See fish and intertidal creatures from the northern Puget Sound region up close during one of the periodic aquarium tours at the Padilla Bay nature center.
It's free at 10 a.m. Saturday, Jan. 26, at the Breazeale Interpretive Center, which is part of the Padilla Bay National Estuarine Research Reserve in the coastal Skagit County town of Bay View.
Aquarist Mark Olson said that the center's aquariums are in a bit of a transition phase because they are acquiring new fish for summer. Some species, such as bay pipefish, are more difficult to find in winter.
"We don't have a lot of new critters, but we'll take things out and get the kids' hands wet," Olson said.
"We're going to feed our usual long-term residents - shiner perch and gunnels. We'll examine some of the other critters; see some sea stars up close."
If time and visitor interest allows, there may be a chance to see the behind-the scenes workings of the center's main tank.
It'll also be an opportunity to see how anemones reproduce by dividing.
"We've got one that's kind of tearing into two," he said.

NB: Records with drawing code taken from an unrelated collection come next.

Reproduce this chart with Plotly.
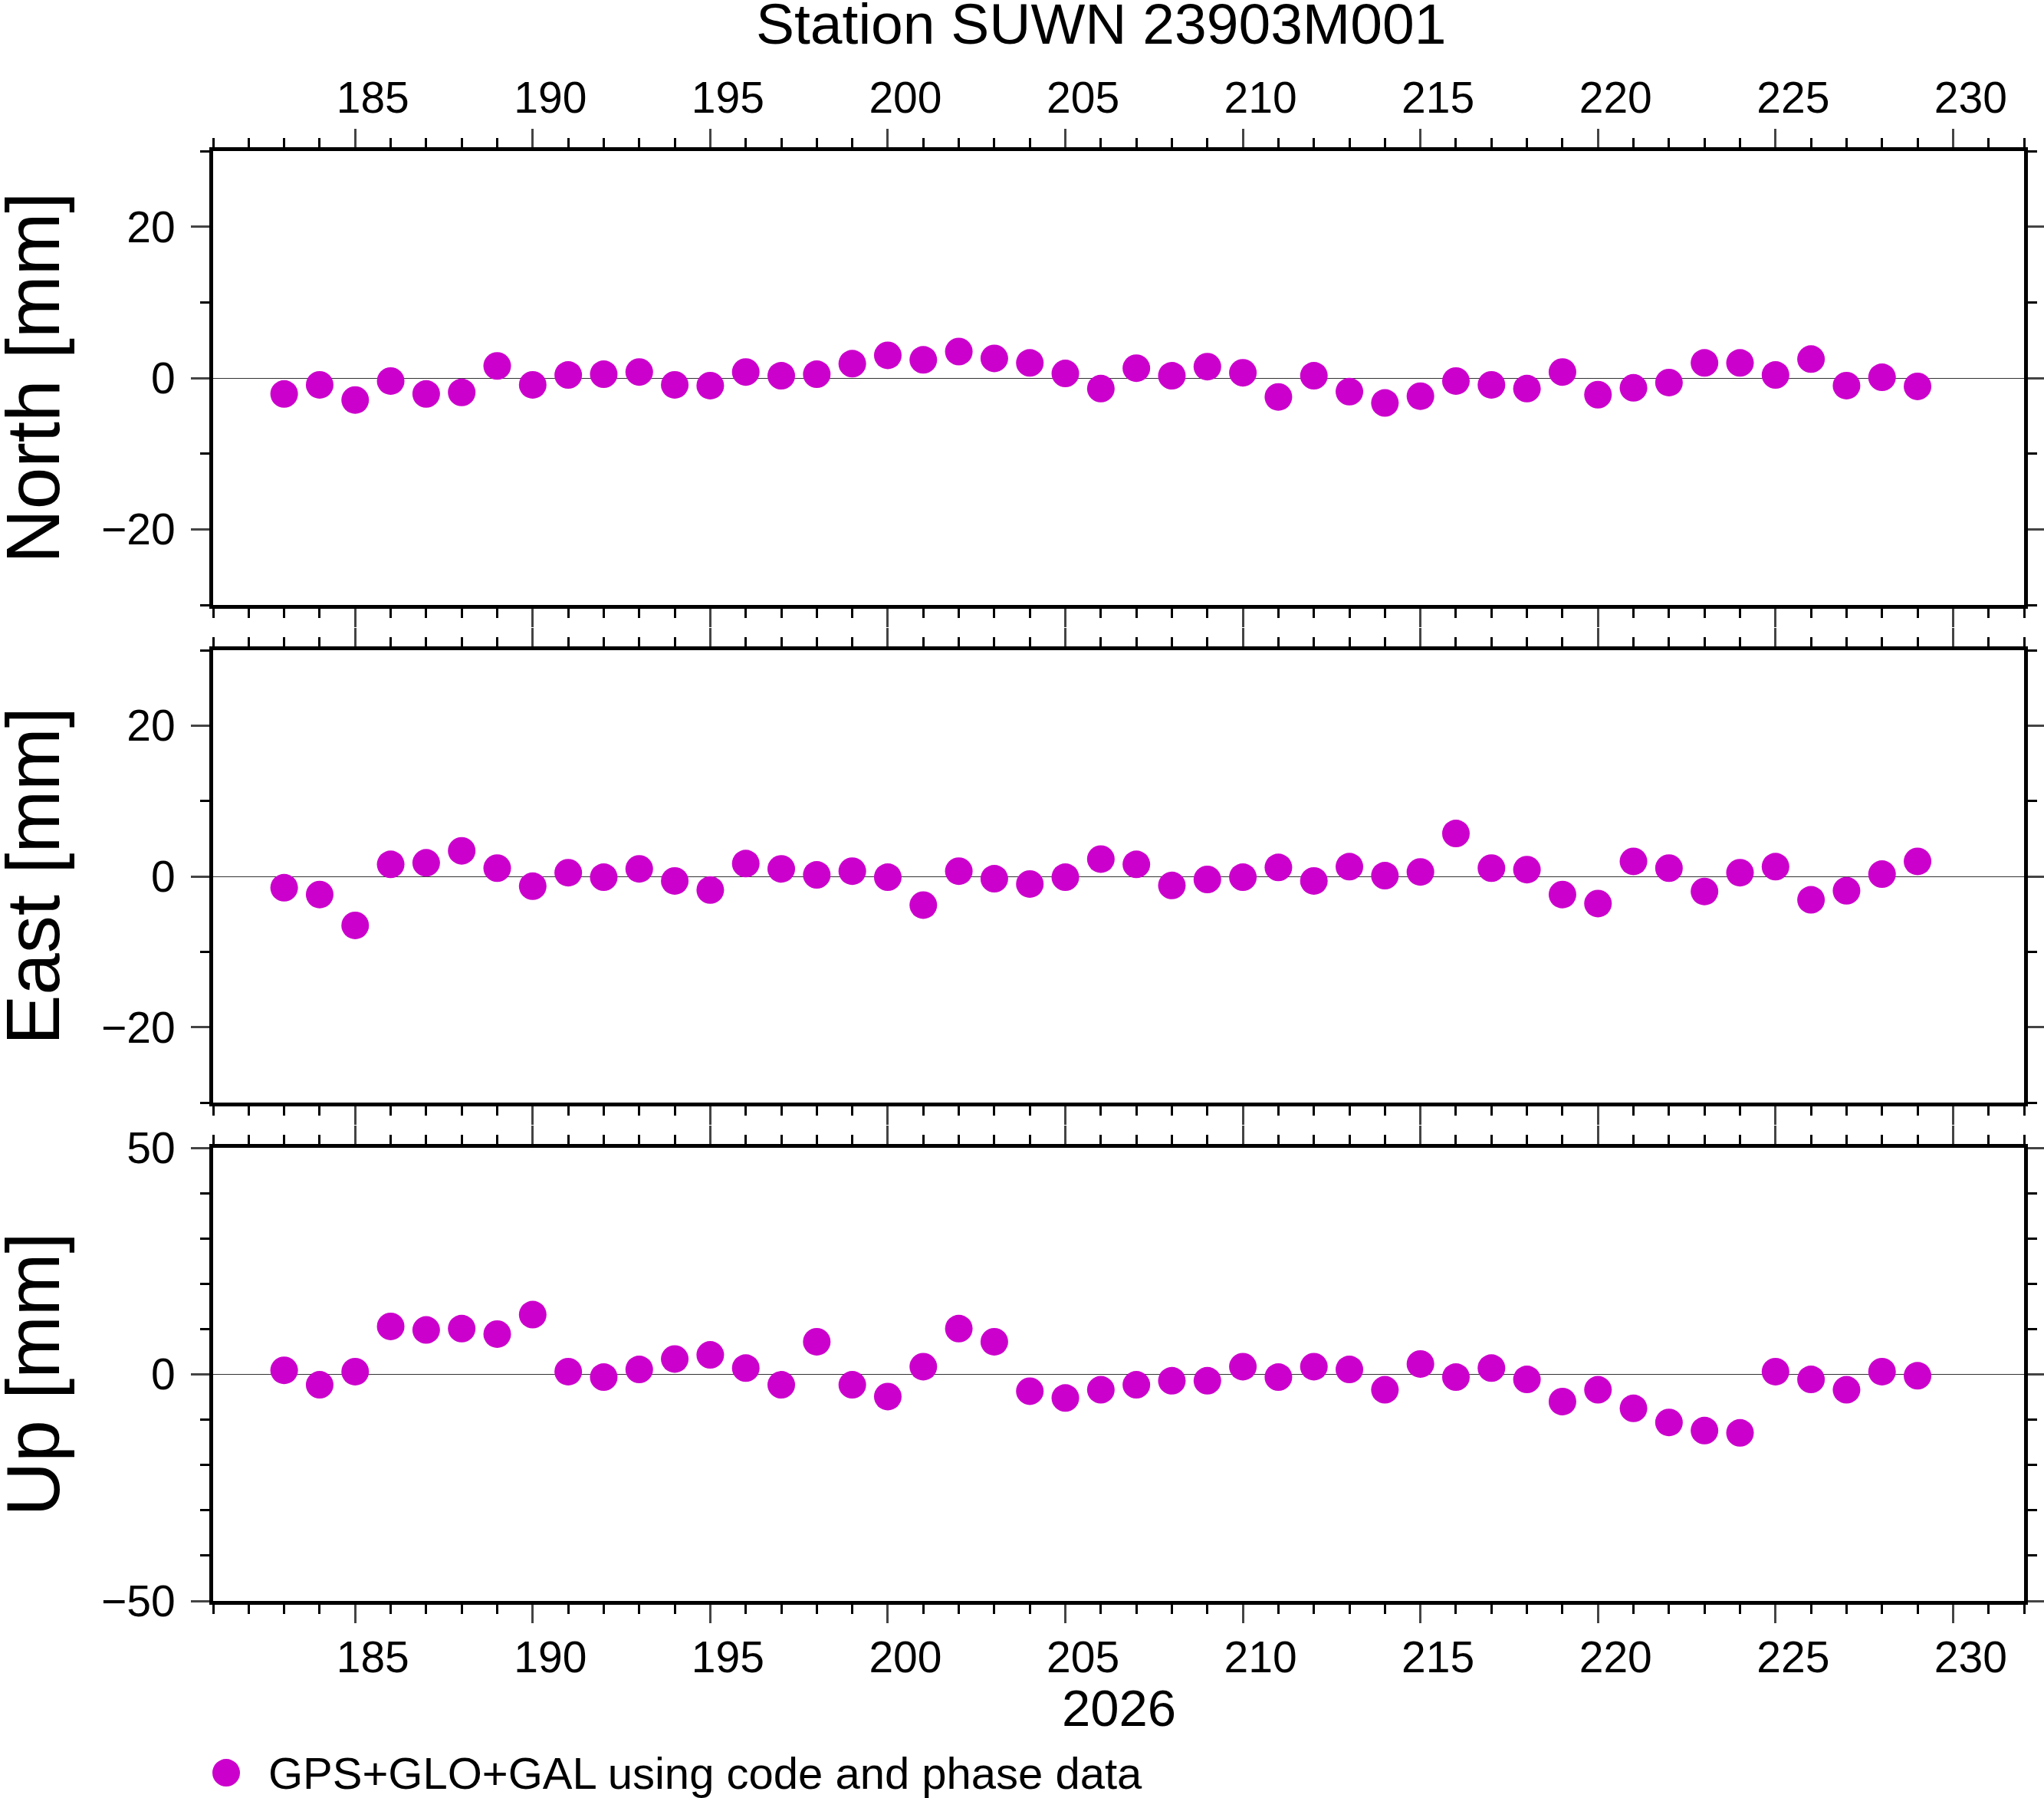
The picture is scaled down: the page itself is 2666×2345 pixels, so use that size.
import plotly.graph_objects as go

# day of year 2026
days = [183, 184, 185, 186, 187, 188, 189, 190, 191, 192, 193, 194, 195, 196, 197, 198,
        199, 200, 201, 202, 203, 204, 205, 206, 207, 208, 209, 210, 211, 212, 213, 214,
        215, 216, 217, 218, 219, 220, 221, 222, 223, 224, 225, 226, 227, 228, 229]

north = [-2.1, -0.9, -2.9, -0.4, -2.1, -1.9, 1.6, -0.9, 0.4, 0.5, 0.8, -0.9, -1.0, 0.8, 0.3, 0.5,
         1.9, 3.0, 2.4, 3.5, 2.6, 2.0, 0.6, -1.4, 1.3, 0.3, 1.5, 0.7, -2.5, 0.3, -1.8, -3.3,
         -2.4, -0.4, -0.9, -1.4, 0.8, -2.2, -1.3, -0.6, 2.0, 2.0, 0.4, 2.5, -1.0, 0.1, -1.1]

east = [-1.5, -2.4, -6.5, 1.6, 1.8, 3.4, 1.1, -1.3, 0.5, -0.1, 1.0, -0.6, -1.8, 1.7, 1.0, 0.2,
        0.7, -0.1, -3.8, 0.7, -0.3, -1.0, -0.1, 2.3, 1.6, -1.2, -0.4, -0.1, 1.2, -0.6, 1.3, 0.1,
        0.6, 5.7, 1.1, 0.9, -2.4, -3.6, 2.0, 1.1, -2.0, 0.5, 1.3, -3.1, -1.9, 0.3, 2.0]

up = [0.9, -2.3, 0.6, 10.6, 9.8, 10.1, 8.9, 13.2, 0.6, -0.6, 1.1, 3.4, 4.3, 1.4, -2.3, 7.2,
      -2.3, -4.9, 1.7, 10.1, 7.2, -3.7, -5.2, -3.4, -2.3, -1.4, -1.4, 1.7, -0.6, 1.7, 1.1, -3.4,
      2.3, -0.6, 1.4, -1.1, -6.0, -3.4, -7.5, -10.6, -12.4, -12.9, 0.6, -1.1, -3.4, 0.6, -0.3]

panel_titles = ["North [mm]", "East [mm]", "Up [mm]"]
y_ranges = [[-30, 30], [-30, 30], [-50, 50]]
y_dticks = [20, 20, 50]
station = "Station SUWN 23903M001"
year_label = "2026"
legend_label = "GPS+GLO+GAL using code and phase data"

FONT = "Liberation Sans"
MAGENTA = "#CC00CC"
domains = [[0.6869, 1.0], [0.3437, 0.6557], [0.0, 0.3125]]

fig = go.Figure()
for i, vals in enumerate([north, east, up]):
    n = "" if i == 0 else str(i + 1)
    fig.add_trace(go.Scatter(x=days, y=vals, mode="markers", xaxis="x" + n, yaxis="y" + n,
                             marker=dict(size=36, color=MAGENTA), showlegend=False))

    xa = dict(range=[181, 232], tick0=0, dtick=5, ticks="outside", ticklen=24, tickwidth=3,
              showline=True, linewidth=5, linecolor="black", mirror="ticks",
              showgrid=False, zeroline=False, anchor="y" + n, automargin=False,
              tickfont=dict(family=FONT, size=57, color="black"),
              ticklabelshift=23,
              minor=dict(dtick=1, tick0=0, ticks="outside", ticklen=12, tickwidth=3, tickcolor="black"))
    if i == 0:
        xa.update(side="top", ticklabelstandoff=-2)
    elif i == 1:
        xa.update(showticklabels=False)
    else:
        xa.update(side="bottom", ticklabelstandoff=-4)

    ya = dict(range=y_ranges[i], tick0=0, dtick=y_dticks[i], ticks="outside", ticklen=24, tickwidth=3,
              showline=True, linewidth=5, linecolor="black", mirror="ticks",
              showgrid=False, zeroline=True, zerolinecolor="#333333", zerolinewidth=1.2,
              domain=domains[i], anchor="x" + n, automargin=False,
              tickfont=dict(family=FONT, size=57, color="black"), ticklabelstandoff=9,
              minor=dict(dtick=10, tick0=0, ticks="outside", ticklen=12, tickwidth=3, tickcolor="black"))

    fig.layout["xaxis" + n] = xa
    fig.layout["yaxis" + n] = ya

    fig.add_annotation(text=panel_titles[i], xref="paper", yref="paper",
                       x=0, y=sum(domains[i]) / 2, xanchor="left", yanchor="middle",
                       xshift=-292, textangle=-90, showarrow=False,
                       font=dict(family=FONT, size=98, color="black"))

fig.add_annotation(text=station, xref="paper", yref="paper", x=0.4903, y=1.0,
                   xanchor="center", yanchor="bottom", yshift=122, showarrow=False,
                   font=dict(family=FONT, size=75, color="black"))
fig.add_annotation(text=year_label, xref="paper", yref="paper", x=0.5, y=0.0,
                   xanchor="center", yanchor="top", yshift=-100, showarrow=False,
                   font=dict(family=FONT, size=67, color="black"))

# legend entry
fig.add_shape(type="circle", xref="paper", yref="paper", xsizemode="pixel", ysizemode="pixel",
              xanchor=0.0072, yanchor=-0.1185, x0=-18, x1=18, y0=-18, y1=18,
              fillcolor=MAGENTA, line=dict(width=0))
fig.add_annotation(text=legend_label, xref="paper", yref="paper", x=0.0072, y=-0.1185,
                   xanchor="left", yanchor="middle", xshift=53, showarrow=False,
                   font=dict(family=FONT, size=58, color="black"))

fig.update_layout(width=2666, height=2345, margin=dict(l=278, r=26, t=197, b=257, autoexpand=False),
                  paper_bgcolor="white", plot_bgcolor="white")

fig.write_html("out.html", config={"displayModeBar": False},
               post_script="document.body.style.margin='0';"
                           "document.body.style.overflow='hidden';"
                           "document.documentElement.style.overflow='hidden';")
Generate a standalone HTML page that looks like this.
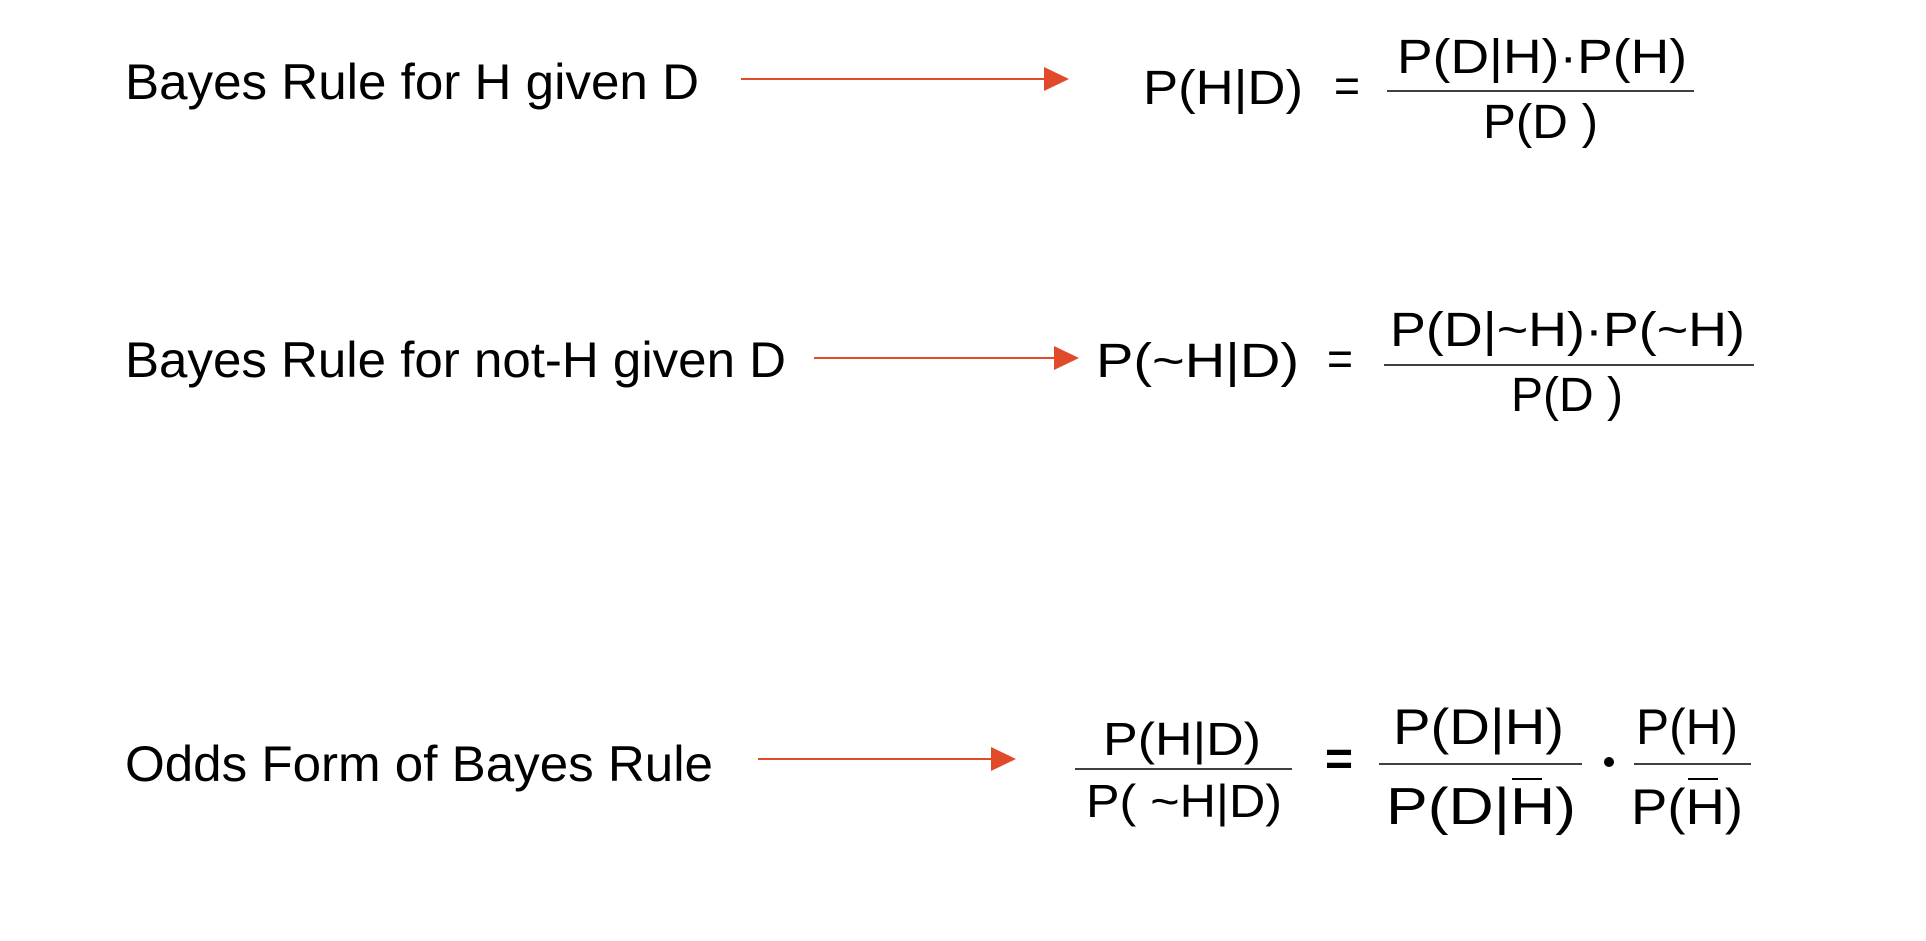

The Breazeale Center is at 10441 Bay View-Edison Road, just north of Bay View State Park. Take Interstate 5 south from Bellingham to the Bow Hill Road exit No. 236. Drive west through the village of Edison and turn right on Bay View-Edison Road just outside town. Keep following Bay View-Edison Road at a three-way intersection as the road turns south toward the center.
Admission is free, but there's a donation box at the door. Hours are Wednesday through Sunday, from 10 a.m. to 5 p.m.; closed on state holidays. The center has free parking, clean restrooms and a place to have a picnic lunch outside. There's free beach access via a short trail and an inland trail with good birding possibilities.
In addition to its aquariums, the center features natural history exhibits that show the diversity of the bay's fragile ecosystem. A children's area features small chairs and tables and several educational and tactile activities.
For more information, call 360-4238-1558 or go online to padillabay.gov. The website has a wealth of information, including birding maps of the area and many activities for children (look under the link "recreational opportunities" on the home page. Use the birding maps for a driving tour of the area, looking for raptors such as bald eagles and the northern harrier, or for flocks of trumpeter swans and snow geese that mob the Skagit Valley fields in winter.
LEARN ABOUT THRESHING
Skagit Valley farmers Oscar and Nels Lagerlund will present a free video and pictorial history of their annual threshing at shows from 2 to 5 p.m. Thursday, Jan. 24, at the Burlington Library, 820 E. Washington Ave, Burlington.
Such "threshing bees" illustrate how threshing was done at the turn of the century, said Jo Wolfe of the Skagit County Historical Museum. Their video shows how a thresher separated grain from chaff, with the kernels caught in bags that are sewn tight by hand.
"This is a just a little cinema; the actual threshing is done in summer," Wolfe said, with an event tentatively scheduled for mid-August near the Lagerlund's farm near Interstate 5 and Cook Road, location of the former village of Belleville, one of the Skagit Valley's "lost cities," Wolfe said.